The Quran says Muslims should "believe and do good". One may say, as a joke, that "belief" to today's Muslims means believing in any e-mail forwarded by a friend. And what is a good deed (amal salih)? It is of course to forward the e-mail to all your contacts!

One Response to “Forwarding e-mails about “Islam in danger””

  1. The principle outlined in the verse above (4:83) is to obligatorily verify the information before it is spread around as a fact. We see this standard at work in the life of the Prophet:

    Once at Medina, there was an alarm during the night that a party of the enemy was going to make a night-time attack.

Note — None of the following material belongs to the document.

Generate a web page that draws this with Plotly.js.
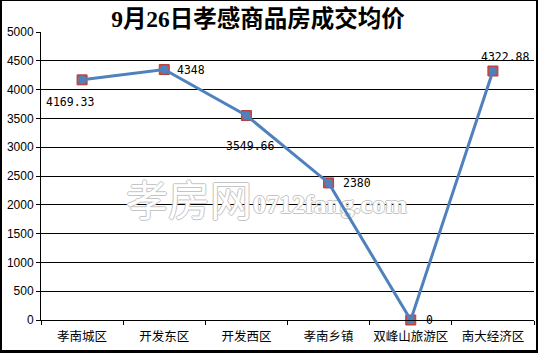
<!DOCTYPE html>
<html>
<head>
<meta charset="utf-8">
<script src="https://cdn.plot.ly/plotly-3.0.1.min.js"></script>
<style>
  html, body { margin: 0; padding: 0; background: #fff; }
  #wrap { position: relative; width: 538px; height: 353px; }
  #chart { position: absolute; left: 0; top: 0; width: 538px; height: 353px; }
  #frame { position: absolute; left: 0; top: 0; width: 538px; height: 353px; box-sizing: border-box;
           border-left: 2px solid #000; border-right: 2px solid #000; border-bottom: 3px solid #000; border-top: 1px solid #000;
           pointer-events: none; }
</style>
</head>
<body>
<div id="wrap"><div id="chart"></div><div id="frame"></div></div>
<script>
// ---- data ----
const chartTitle = "9月26日孝感商品房成交均价";
const categories = ["孝南城区", "开发东区", "开发西区", "孝南乡镇", "双峰山旅游区", "南大经济区"];
const avgPrice = [4169.33, 4348, 3549.66, 2380, 0, 4322.88];
const yTickValues = [0, 500, 1000, 1500, 2000, 2500, 3000, 3500, 4000, 4500, 5000];
const watermarkCN = "孝房网";
const watermarkEN = "0712fang.com";

// ---- label placement (style only) ----
const labelPlacement = [
  {xanchor: "center", xshift: -12, yshift: -22},
  {xanchor: "left", xshift: 11, yshift: 0},
  {xanchor: "center", xshift: 4, yshift: -30},
  {xanchor: "left", xshift: 12, yshift: 0},
  {xanchor: "left", xshift: 13, yshift: 0},
  {xanchor: "center", xshift: 13, yshift: 14}
];

const squares = {
  x: categories, y: avgPrice, type: "scatter", mode: "markers",
  marker: {symbol: "square", size: 10, color: "#C0504D", line: {width: 1, color: "#B0403D"}},
  hoverinfo: "skip", showlegend: false, cliponaxis: false
};
const line = {
  x: categories, y: avgPrice, type: "scatter", mode: "lines+markers",
  line: {color: "#4F81BD", width: 3},
  marker: {symbol: "circle", size: 8, color: "#4F81BD"},
  showlegend: false, cliponaxis: false
};

const labelAnnotations = avgPrice.map((v, i) => ({
  x: categories[i], y: v, xref: "x", yref: "y",
  text: String(v), showarrow: false,
  xanchor: labelPlacement[i].xanchor, yanchor: "middle",
  xshift: labelPlacement[i].xshift, yshift: labelPlacement[i].yshift,
  font: {family: "DejaVu Sans Mono, monospace", size: 11.5, color: "#000"}
}));

const wmShadow = "1px 0 0 #c4c4c4, -1px 0 0 #c4c4c4, 0 1px 0 #c4c4c4, 0 -1px 0 #c4c4c4";
const watermarks = [
  {xref: "paper", yref: "paper", x: 0.301, y: 0.425, xanchor: "center", yanchor: "middle",
   text: watermarkCN, showarrow: false,
   font: {family: "Noto Sans CJK SC", size: 42, color: "#ffffff", shadow: wmShadow}},
  {xref: "paper", yref: "paper", x: 0.426, y: 0.40, xanchor: "left", yanchor: "middle",
   text: watermarkEN, showarrow: false,
   font: {family: "Liberation Serif", size: 26, weight: "bold", color: "#ffffff", shadow: wmShadow}}
];

const layout = {
  width: 538, height: 353,
  margin: {l: 41, r: 4, t: 32, b: 33},
  paper_bgcolor: "#fff", plot_bgcolor: "#fff",
  title: {
    text: chartTitle, xref: "container", yref: "container",
    x: 258 / 538, y: 1 - 19 / 353, xanchor: "center", yanchor: "middle",
    font: {family: "Liberation Serif, Noto Sans CJK SC", size: 23.5, weight: "bold", color: "#000"}
  },
  xaxis: {
    type: "category", range: [-0.5, 5.5], fixedrange: true,
    showgrid: false, showline: true, linecolor: "#000", linewidth: 1,
    ticks: "outside", tickson: "boundaries", ticklen: 4, tickcolor: "#000",
    tickangle: 0, ticklabelstandoff: 5,
    tickfont: {family: "Noto Sans CJK SC", size: 12.5, color: "#000"},
    zeroline: false
  },
  yaxis: {
    range: [0, 5000], tickvals: yTickValues, fixedrange: true,
    showgrid: true, gridcolor: "#000", gridwidth: 1,
    showline: true, linecolor: "#000", linewidth: 1,
    ticks: "outside", ticklen: 4, tickcolor: "#000",
    tickfont: {family: "Liberation Sans, Arial", size: 12, color: "#000"},
    zeroline: false
  },
  annotations: watermarks.concat(labelAnnotations),
  showlegend: false
};

Plotly.newPlot("chart", [squares, line], layout, {displayModeBar: false, staticPlot: true}).then(gd => {
  try {
    const paper = gd.querySelector("svg.main-svg");
    const anns = gd.querySelectorAll(".infolayer .annotation");
    const sub = paper.querySelector(".cartesianlayer .subplot.xy");
    const plotG = sub ? sub.querySelector(".overplot") : null;
    if (plotG) { [anns[0], anns[1]].forEach(a => { if (a) sub.insertBefore(a, plotG); }); }
  } catch (e) {}
});
</script>
</body>
</html>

Men woke up and armed themselves in a hurry and rushed towards the danger-spot. Shortly, they saw a lone rider approaching them in the darkness, and they prepared to confront him. However, when the rider came nearer, they found to their surprise that it was the Holy Prophet Muhammad himself. On hearing the alarm, he had jumped on the bare back of a horse and ridden off in the darkness to reconnoitre. He soon reassured his people that there was no cause for alarm and everything was all right. (link)

    This example not only tells us of a fearless leader, but a leader who verified a rumor and expunged it rather than spread it.